Nymphe remained out of commission, maintained "in Ordinary" at Portsmouth until June 1806 when large repairs where undertaken at Deptford Dockyard.

===1807-1808===
Nymphe was recommissioned in March 1807 under the command of Captain Conway Shipley. On 25 July 1807 she joined the fleet assembling at Yarmouth for the expedition to Copenhagen. She sailed with the first division under Admiral Lord Gambier in the the next evening. She was employed in the Great Belt, preventing Danish troops crossing to Zealand, before taking part in the siege and bombardment of Copenhagen and capture of the Danish Fleet. On 4 November 1807 she sailed for Portugal.

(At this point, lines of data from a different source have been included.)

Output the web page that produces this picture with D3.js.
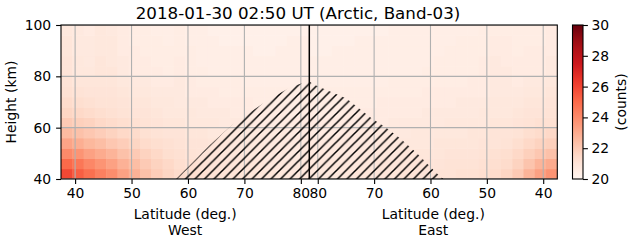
<!DOCTYPE html>
<html>
<head>
<meta charset="utf-8">
<script src="https://cdn.jsdelivr.net/npm/d3@7"></script>
<style>
  body { margin: 0; background: #fff; }
  svg { display: block; font-family: "DejaVu Sans", sans-serif; }
</style>
</head>
<body>
<script>
// ---- data ----
const title = "2018-01-30 02:50 UT (Arctic, Band-03)";
const latTicks = [40, 50, 60, 70, 80];
const heightTicks = [40, 60, 80, 100];
const countTicks = [20, 22, 24, 26, 28, 30];

// cell centres: 2 deg wide, 4 km tall
const heights = [42, 46, 50, 54, 58, 62, 66, 70, 74, 78, 82, 86, 90, 94, 98];
const westLat = [38.5, 40.5, 42.5, 44.5, 46.5, 48.5, 50.5, 52.5, 54.5, 56.5, 58.5,
                 60.5, 62.5, 64.5, 66.5, 68.5, 70.5, 72.5, 74.5, 76.5, 78.5, 80.5];
const eastLat = [80.5, 78.5, 76.5, 74.5, 72.5, 70.5, 68.5, 66.5, 64.5, 62.5, 60.5,
                 58.5, 56.5, 54.5, 52.5, 50.5, 48.5, 46.5, 44.5, 42.5, 40.5, 38.5];

// counts, one row per height (bottom first), west columns in westLat order
const westCounts = [
  [25.9, 25.3, 24.8, 24.3, 23.9, 23.3, 22.8, 22.3, 21.9, 21.6, 21.4, 21.3, 21.2, 21.1, 21.0, 21.0, 20.9, 20.9, 20.9, 20.8, 20.8, 20.8],
  [25.0, 24.6, 24.1, 23.7, 23.3, 22.8, 22.4, 22.0, 21.7, 21.5, 21.3, 21.2, 21.1, 21.0, 21.0, 20.9, 20.9, 20.9, 20.8, 20.8, 20.8, 20.8],
  [24.0, 23.7, 23.3, 23.0, 22.7, 22.3, 22.0, 21.7, 21.5, 21.3, 21.2, 21.1, 21.0, 21.0, 20.9, 20.9, 20.8, 20.8, 20.8, 20.8, 20.7, 20.7],
  [23.2, 22.9, 22.6, 22.4, 22.1, 21.9, 21.6, 21.4, 21.3, 21.2, 21.1, 21.0, 21.0, 20.9, 20.9, 20.8, 20.8, 20.8, 20.7, 20.7, 20.7, 20.7],
  [22.5, 22.3, 22.1, 21.9, 21.7, 21.5, 21.4, 21.2, 21.1, 21.0, 21.0, 20.9, 20.9, 20.8, 20.8, 20.8, 20.7, 20.7, 20.7, 20.7, 20.6, 20.6],
  [22.0, 21.8, 21.7, 21.5, 21.4, 21.3, 21.2, 21.1, 21.0, 20.9, 20.9, 20.8, 20.8, 20.8, 20.7, 20.7, 20.7, 20.6, 20.6, 20.6, 20.6, 20.6],
  [21.6, 21.5, 21.4, 21.3, 21.2, 21.1, 21.0, 21.0, 20.9, 20.8, 20.8, 20.8, 20.7, 20.7, 20.7, 20.6, 20.6, 20.6, 20.6, 20.6, 20.5, 20.5],
  [21.4, 21.3, 21.2, 21.1, 21.1, 21.0, 20.9, 20.9, 20.8, 20.8, 20.7, 20.7, 20.7, 20.6, 20.6, 20.6, 20.6, 20.5, 20.5, 20.5, 20.5, 20.5],
  [21.2, 21.1, 21.0, 21.0, 21.0, 20.9, 20.8, 20.8, 20.7, 20.7, 20.7, 20.6, 20.6, 20.6, 20.5, 20.5, 20.5, 20.5, 20.5, 20.5, 20.5, 20.5],
  [21.1, 20.9, 20.9, 20.9, 20.9, 20.8, 20.7, 20.7, 20.6, 20.6, 20.7, 20.6, 20.5, 20.5, 20.5, 20.5, 20.4, 20.4, 20.4, 20.4, 20.4, 20.4],
  [21.0, 20.8, 20.8, 20.9, 20.9, 20.7, 20.6, 20.6, 20.6, 20.5, 20.6, 20.5, 20.5, 20.4, 20.4, 20.4, 20.4, 20.4, 20.4, 20.4, 20.4, 20.4],
  [21.0, 20.8, 20.7, 20.9, 20.8, 20.7, 20.6, 20.6, 20.5, 20.5, 20.6, 20.5, 20.4, 20.4, 20.4, 20.4, 20.4, 20.4, 20.4, 20.4, 20.4, 20.4],
  [20.9, 20.7, 20.7, 20.8, 20.8, 20.6, 20.6, 20.5, 20.5, 20.5, 20.5, 20.5, 20.4, 20.4, 20.4, 20.4, 20.4, 20.3, 20.3, 20.4, 20.4, 20.4],
  [20.9, 20.7, 20.7, 20.8, 20.8, 20.6, 20.5, 20.5, 20.5, 20.4, 20.5, 20.4, 20.4, 20.4, 20.3, 20.3, 20.3, 20.3, 20.3, 20.3, 20.4, 20.4],
  [20.8, 20.7, 20.6, 20.8, 20.7, 20.6, 20.5, 20.5, 20.4, 20.4, 20.5, 20.4, 20.4, 20.3, 20.3, 20.3, 20.3, 20.3, 20.3, 20.3, 20.3, 20.3]
];
// east columns in eastLat order (left to right on the chart)
const eastCounts = [
  [20.8, 20.8, 20.8, 20.8, 20.9, 20.9, 20.9, 20.9, 21.0, 21.0, 21.0, 21.1, 21.1, 21.2, 21.2, 21.3, 21.4, 21.6, 22.0, 22.7, 23.3, 23.7],
  [20.8, 20.8, 20.8, 20.8, 20.8, 20.8, 20.9, 20.9, 20.9, 21.0, 21.0, 21.0, 21.1, 21.1, 21.1, 21.2, 21.3, 21.4, 21.7, 22.2, 22.7, 23.0],
  [20.7, 20.7, 20.7, 20.7, 20.8, 20.8, 20.8, 20.8, 20.9, 20.9, 20.9, 20.9, 21.0, 21.0, 21.0, 21.1, 21.2, 21.3, 21.5, 21.8, 22.1, 22.3],
  [20.7, 20.7, 20.7, 20.7, 20.7, 20.7, 20.8, 20.8, 20.8, 20.8, 20.8, 20.9, 20.9, 20.9, 20.9, 21.0, 21.0, 21.1, 21.3, 21.5, 21.7, 21.8],
  [20.6, 20.6, 20.6, 20.7, 20.7, 20.7, 20.7, 20.7, 20.7, 20.8, 20.8, 20.8, 20.8, 20.8, 20.9, 20.9, 21.0, 21.0, 21.1, 21.3, 21.4, 21.5],
  [20.6, 20.6, 20.6, 20.6, 20.6, 20.6, 20.6, 20.7, 20.7, 20.7, 20.7, 20.7, 20.8, 20.8, 20.8, 20.8, 20.9, 20.9, 21.0, 21.1, 21.2, 21.2],
  [20.5, 20.5, 20.5, 20.6, 20.6, 20.6, 20.6, 20.6, 20.6, 20.6, 20.7, 20.7, 20.7, 20.7, 20.7, 20.8, 20.8, 20.8, 20.9, 21.0, 21.0, 21.1],
  [20.5, 20.5, 20.5, 20.5, 20.5, 20.5, 20.6, 20.6, 20.6, 20.6, 20.6, 20.6, 20.6, 20.7, 20.7, 20.7, 20.8, 20.8, 20.8, 20.9, 20.9, 21.0],
  [20.5, 20.5, 20.5, 20.5, 20.5, 20.5, 20.5, 20.5, 20.5, 20.5, 20.6, 20.6, 20.6, 20.6, 20.6, 20.6, 20.7, 20.7, 20.7, 20.8, 20.8, 20.9],
  [20.4, 20.4, 20.4, 20.4, 20.4, 20.4, 20.4, 20.5, 20.5, 20.5, 20.5, 20.5, 20.5, 20.5, 20.6, 20.6, 20.7, 20.7, 20.6, 20.7, 20.7, 20.8],
  [20.4, 20.4, 20.4, 20.4, 20.4, 20.4, 20.4, 20.4, 20.4, 20.4, 20.5, 20.5, 20.5, 20.5, 20.5, 20.6, 20.7, 20.7, 20.6, 20.6, 20.6, 20.7],
  [20.4, 20.4, 20.4, 20.4, 20.4, 20.4, 20.4, 20.4, 20.4, 20.4, 20.4, 20.5, 20.5, 20.5, 20.5, 20.6, 20.7, 20.6, 20.6, 20.6, 20.6, 20.7],
  [20.3, 20.3, 20.4, 20.4, 20.4, 20.4, 20.4, 20.4, 20.4, 20.4, 20.4, 20.4, 20.5, 20.5, 20.5, 20.5, 20.6, 20.6, 20.5, 20.6, 20.6, 20.6],
  [20.3, 20.3, 20.3, 20.3, 20.4, 20.4, 20.4, 20.4, 20.4, 20.4, 20.4, 20.4, 20.4, 20.5, 20.5, 20.5, 20.6, 20.6, 20.5, 20.5, 20.5, 20.6],
  [20.3, 20.3, 20.3, 20.3, 20.3, 20.3, 20.3, 20.4, 20.4, 20.4, 20.4, 20.4, 20.4, 20.4, 20.4, 20.5, 20.5, 20.5, 20.5, 20.5, 20.5, 20.6]
];

// hatched (no-data) area, upper edge
const hatchWestLat = [57.9, 60.0, 63.9, 67.8, 71.6, 74.6, 78.4, 81.1, 81.5];
const hatchWestTop = [40.0, 44.6, 53.2, 61.0, 66.9, 71.4, 76.0, 77.9, 78.0];
const hatchEastLat = [81.5, 80.5, 74.9, 70.4, 68.1, 65.4, 62.4, 58.9, 57.7];
const hatchEastTop = [78.0, 76.6, 71.4, 63.6, 60.4, 55.9, 50.0, 42.2, 40.0];

// ---- layout ----
const W = 631, H = 243;
const pL = 61, pR = 557.3, pT = 25, pB = 179;
const mid = 309.3;
const fs = 13.9;

const xW = d3.scaleLinear().domain([37.5, 81.5]).range([pL, mid]);
const xE = d3.scaleLinear().domain([81.5, 37.5]).range([mid, pR]);
const y = d3.scaleLinear().domain([40, 100]).range([pB, pT]);

const reds = ["#fff5f0", "#fee0d2", "#fcbba1", "#fc9272", "#fb6a4a", "#ef3b2c", "#cb181d", "#a50f15", "#67000d"];
const color = d3.scaleLinear()
  .domain(reds.map((d, i) => 20 + i * 10 / 8))
  .range(reds)
  .interpolate(d3.interpolateRgb)
  .clamp(true);

const svg = d3.select("body").append("svg")
  .attr("width", W)
  .attr("height", H);

const defs = svg.append("defs");
defs.append("clipPath").attr("id", "plot")
  .append("rect").attr("x", pL).attr("y", pT)
  .attr("width", pR - pL).attr("height", pB - pT);

const hs = 9.5;
defs.append("pattern").attr("id", "hatch")
  .attr("patternUnits", "userSpaceOnUse")
  .attr("width", hs).attr("height", hs)
  .attr("patternTransform", "translate(3.5,0)")
  .append("path")
  .attr("d", `M0,${hs} L${hs},0 M${-hs / 2},${hs / 2} L${hs / 2},${-hs / 2} M${hs / 2},${hs * 1.5} L${hs * 1.5},${hs / 2}`)
  .attr("stroke", "#000")
  .attr("stroke-width", 1.5);

// heatmap
const plot = svg.append("g").attr("clip-path", "url(#plot)");
const cells = [];
heights.forEach((h, r) => {
  westLat.forEach((lat, c) => cells.push({ x0: xW(lat - 1), x1: xW(lat + 1), h, v: westCounts[r][c] }));
  eastLat.forEach((lat, c) => cells.push({ x0: xE(lat + 1), x1: xE(lat - 1), h, v: eastCounts[r][c] }));
});
plot.selectAll("rect.cell").data(cells).join("rect")
  .attr("class", "cell")
  .attr("x", d => Math.min(d.x0, d.x1))
  .attr("y", d => y(d.h + 2))
  .attr("width", d => Math.abs(d.x1 - d.x0) + 0.5)
  .attr("height", d => y(d.h - 2) - y(d.h + 2) + 0.5)
  .attr("fill", d => color(d.v));

// grid
const grid = plot.append("g").attr("stroke", "#b0b0b0").attr("stroke-width", 1.1);
latTicks.forEach(t => {
  [xW(t), xE(t)].forEach(px => grid.append("line")
    .attr("x1", px).attr("x2", px).attr("y1", pT).attr("y2", pB));
});
heightTicks.forEach(t => grid.append("line")
  .attr("x1", pL).attr("x2", pR).attr("y1", y(t)).attr("y2", y(t)));

// hatched area
const hatchPts = hatchWestLat.map((d, i) => [xW(d), y(hatchWestTop[i])])
  .concat(hatchEastLat.map((d, i) => [xE(d), y(hatchEastTop[i])]));
plot.append("path")
  .attr("d", d3.line()(hatchPts) + "Z")
  .attr("fill", "url(#hatch)")
  .attr("stroke", "none");

// centre line
svg.append("line")
  .attr("x1", mid).attr("x2", mid).attr("y1", pT).attr("y2", pB)
  .attr("stroke", "#000").attr("stroke-width", 1.5);

// frame
svg.append("rect")
  .attr("x", pL).attr("y", pT)
  .attr("width", pR - pL).attr("height", pB - pT)
  .attr("fill", "none").attr("stroke", "#000").attr("stroke-width", 1.1);

function styleAxis(g) {
  g.select(".domain").remove();
  g.selectAll(".tick line").attr("stroke", "#000").attr("stroke-width", 1.1);
  g.selectAll(".tick text").attr("fill", "#000").style("font-size", fs + "px")
    .style("font-family", "DejaVu Sans, sans-serif");
}

svg.append("g").attr("transform", `translate(0,${pB})`)
  .call(d3.axisBottom(xW).tickValues(latTicks).tickSize(4.9).tickPadding(4.5))
  .call(styleAxis);
svg.append("g").attr("transform", `translate(0,${pB})`)
  .call(d3.axisBottom(xE).tickValues(latTicks).tickSize(4.9).tickPadding(4.5))
  .call(styleAxis);
svg.append("g").attr("transform", `translate(${pL},0)`)
  .call(d3.axisLeft(y).tickValues(heightTicks).tickSize(4.9).tickPadding(4.9))
  .call(styleAxis);

// labels
svg.append("text").attr("x", 298).attr("y", 18.5)
  .attr("text-anchor", "middle").style("font-size", "16.7px").text(title);

svg.append("text")
  .attr("transform", `translate(16,${(pT + pB) / 2}) rotate(-90)`)
  .attr("text-anchor", "middle").style("font-size", fs + "px").text("Height (km)");

[[(pL + mid) / 2, "West"], [(mid + pR) / 2, "East"]].forEach(([cx, side]) => {
  const t = svg.append("text").attr("text-anchor", "middle").style("font-size", fs + "px");
  t.append("tspan").attr("x", cx).attr("y", 218.5).text("Latitude (deg.)");
  t.append("tspan").attr("x", cx).attr("y", 234.5).text(side);
});

// colour bar
const cbX = 572.5, cbW = 10.5;
const cy = d3.scaleLinear().domain([20, 30]).range([pB, pT]);
const grad = defs.append("linearGradient").attr("id", "cbar")
  .attr("x1", 0).attr("y1", 1).attr("x2", 0).attr("y2", 0);
d3.range(0, 1.0001, 0.05).forEach(t => grad.append("stop")
  .attr("offset", t).attr("stop-color", color(20 + t * 10)));
svg.append("rect").attr("x", cbX).attr("y", pT)
  .attr("width", cbW).attr("height", pB - pT)
  .attr("fill", "url(#cbar)").attr("stroke", "#000").attr("stroke-width", 1.1);
svg.append("g").attr("transform", `translate(${cbX + cbW},0)`)
  .call(d3.axisRight(cy).tickValues(countTicks).tickSize(4.9).tickPadding(3.5))
  .call(styleAxis);
svg.append("text")
  .attr("transform", `translate(626,${(pT + pB) / 2}) rotate(-90)`)
  .attr("text-anchor", "middle").style("font-size", fs + "px").text("(counts)");
</script>
</body>
</html>
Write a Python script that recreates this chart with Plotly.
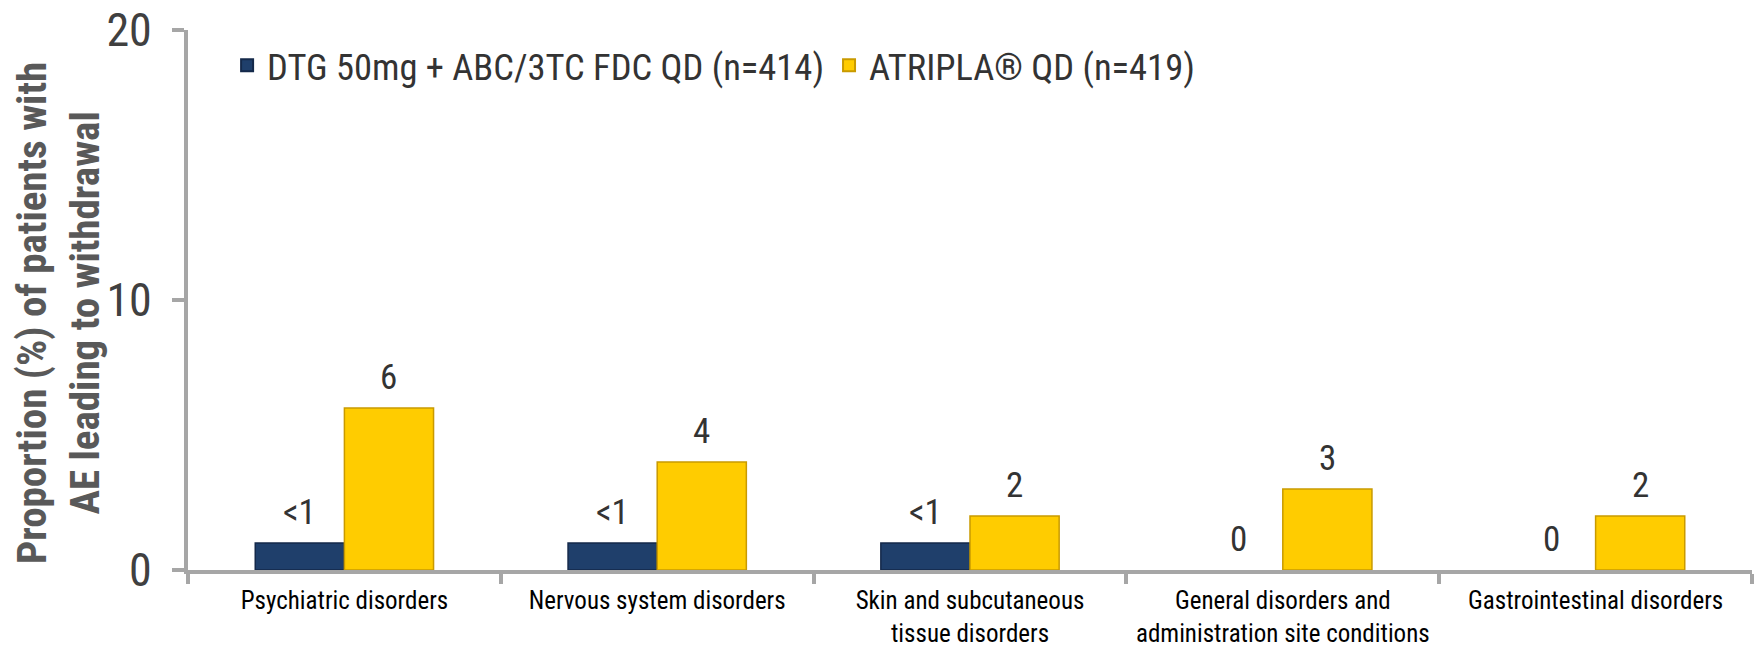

In April 1808 Nymphe was cruising off Lisbon, in company with the 18-gun sloop , Commander George Pigot, when Captain Shipley learned that the 20-gun brig Gaivota was lying by Belém Castle, making ready to sail. At 21:00 on the evening of 23 April a force of eight boats with 150 officers and men from Nymphe and Blossom set out to capture her. Unfortunately, a strong ebb tide fed by heavy rains set in, slowing their approach and it was not until 02:30 that the boats of Nymphe reached the brig. Captain Shipley led the boarders, climbing the fore-rigging and attempting to cut away the boarding-netting, but he was shot and fell into the river. His brother, Charles Shipley, serving as a volunteer, immediately ordered the gig to pick him up, but the boats fell afoul of each other and became entangled with a caulking stage moored astern. Having lost the element of surprise, and with the boats of Blossom failing to reach the brig, the enterprise was abandoned. As well as her captain, Nymphe lost a seaman, and one marine was wounded. Captain Shipley's body was later recovered and it was evident that he had been killed instantly by a musket ball through the forehead. Commander Pigot was appointed by Admiral Sir Charles Cotton, the commander-in-chief on the coast of Portugal, to be Captain Shipley's successor on board Nymphe; and on 17 September he was confirmed in his post-rank. Captain The Hon. Josceline Percy, was later appointed to command her, while operating off the coast of Spain.

===1810 & loss===
On 14 May 1810 Captain Edward Sneyd Clay assumed command. On 26 October 1810 he captured the 2-gun Danish privateer Norwegian Girl. On the evening of 18 December 1810 Nymphe and , were wrecked off Dunbar at the mouth of the Firth of Forth. All the crew except nine were saved. Captain Clay and his officers were cleared of blame at the subsequent court martial with the exception of Mr G. Scott, the master, and C. Gascoigne, the pilot, who were judged to have mistaken fires from a lime kiln on shore for the light on the Isle of May.